» Exercise brief:
Quote all of the data that follows exactly as written, skipping the images.

----- Supplied data -----

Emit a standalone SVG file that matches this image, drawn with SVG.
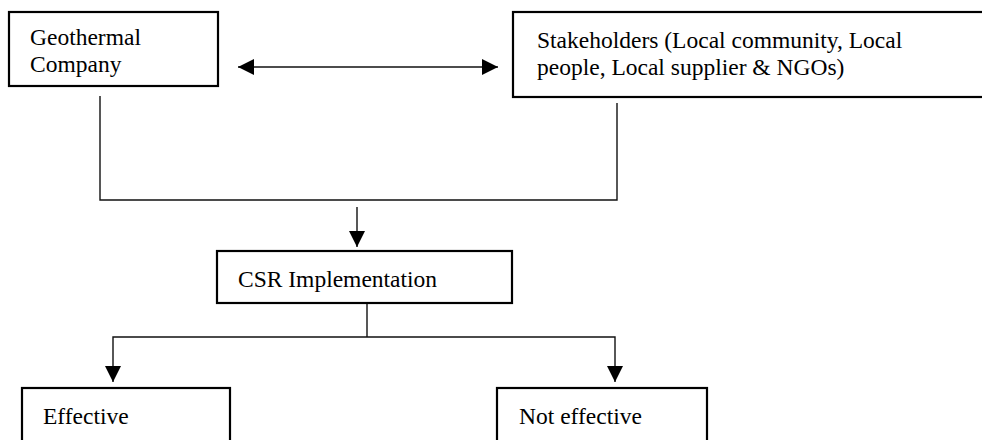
<svg xmlns="http://www.w3.org/2000/svg" width="982" height="440" viewBox="0 0 982 440">
<style>
.box{fill:#fff;stroke:#000;stroke-width:2.2}
.t{font-family:"Liberation Serif","Times New Roman",serif;font-size:23.5px;fill:#000}
.c{fill:none;stroke:#111;stroke-width:1.4}
</style>
<defs>
<marker id="ah" markerUnits="userSpaceOnUse" markerWidth="16" markerHeight="16" viewBox="0 0 16 16" refX="16" refY="8" orient="auto-start-reverse">
<path d="M0,0 L16,8 L0,16 Z" fill="#000"/>
</marker>
</defs>
<rect width="982" height="440" fill="#fff"/>
<g id="connectors">
<line class="c" x1="238" y1="67" x2="498" y2="67" marker-start="url(#ah)" marker-end="url(#ah)"/>
<polyline class="c" points="100,96 100,200 617,200 617,103"/>
<line class="c" x1="357" y1="207" x2="357" y2="247" marker-end="url(#ah)"/>
<line class="c" x1="367" y1="303" x2="367" y2="337"/>
<polyline class="c" points="113,382 113,337 615,337 615,382" marker-start="url(#ah)" marker-end="url(#ah)"/>
</g>
<g id="geothermal">
<rect class="box" x="9" y="12" width="209" height="74"/>
<text class="t" x="30" y="45">Geothermal</text>
<text class="t" x="30" y="72">Company</text>
</g>
<g id="stakeholders">
<rect class="box" x="513" y="12" width="480" height="85"/>
<text class="t" x="537" y="48">Stakeholders (Local community, Local</text>
<text class="t" x="537" y="75">people, Local supplier &amp; NGOs)</text>
</g>
<g id="csr">
<rect class="box" x="217" y="251" width="295" height="52"/>
<text class="t" x="238" y="287">CSR Implementation</text>
</g>
<g id="effective">
<rect class="box" x="22" y="388" width="208" height="70"/>
<text class="t" x="43" y="424">Effective</text>
</g>
<g id="not-effective">
<rect class="box" x="497" y="388" width="210" height="70"/>
<text class="t" x="519" y="424">Not effective</text>
</g>
</svg>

-----

» The solution:
Emit a standalone SVG file that matches this image, drawn with SVG.
<svg xmlns="http://www.w3.org/2000/svg" width="982" height="440" viewBox="0 0 982 440">
<style>
.box{fill:#fff;stroke:#000;stroke-width:2.2}
.t{font-family:"Liberation Serif","Times New Roman",serif;font-size:23.5px;fill:#000}
.c{fill:none;stroke:#111;stroke-width:1.4}
</style>
<defs>
<marker id="ah" markerUnits="userSpaceOnUse" markerWidth="16" markerHeight="16" viewBox="0 0 16 16" refX="16" refY="8" orient="auto-start-reverse">
<path d="M0,0 L16,8 L0,16 Z" fill="#000"/>
</marker>
</defs>
<rect width="982" height="440" fill="#fff"/>
<g id="connectors">
<line class="c" x1="238" y1="67" x2="498" y2="67" marker-start="url(#ah)" marker-end="url(#ah)"/>
<polyline class="c" points="100,96 100,200 617,200 617,103"/>
<line class="c" x1="357" y1="207" x2="357" y2="247" marker-end="url(#ah)"/>
<line class="c" x1="367" y1="303" x2="367" y2="337"/>
<polyline class="c" points="113,382 113,337 615,337 615,382" marker-start="url(#ah)" marker-end="url(#ah)"/>
</g>
<g id="geothermal">
<rect class="box" x="9" y="12" width="209" height="74"/>
<text class="t" x="30" y="45">Geothermal</text>
<text class="t" x="30" y="72">Company</text>
</g>
<g id="stakeholders">
<rect class="box" x="513" y="12" width="480" height="85"/>
<text class="t" x="537" y="48">Stakeholders (Local community, Local</text>
<text class="t" x="537" y="75">people, Local supplier &amp; NGOs)</text>
</g>
<g id="csr">
<rect class="box" x="217" y="251" width="295" height="52"/>
<text class="t" x="238" y="287">CSR Implementation</text>
</g>
<g id="effective">
<rect class="box" x="22" y="388" width="208" height="70"/>
<text class="t" x="43" y="424">Effective</text>
</g>
<g id="not-effective">
<rect class="box" x="497" y="388" width="210" height="70"/>
<text class="t" x="519" y="424">Not effective</text>
</g>
</svg>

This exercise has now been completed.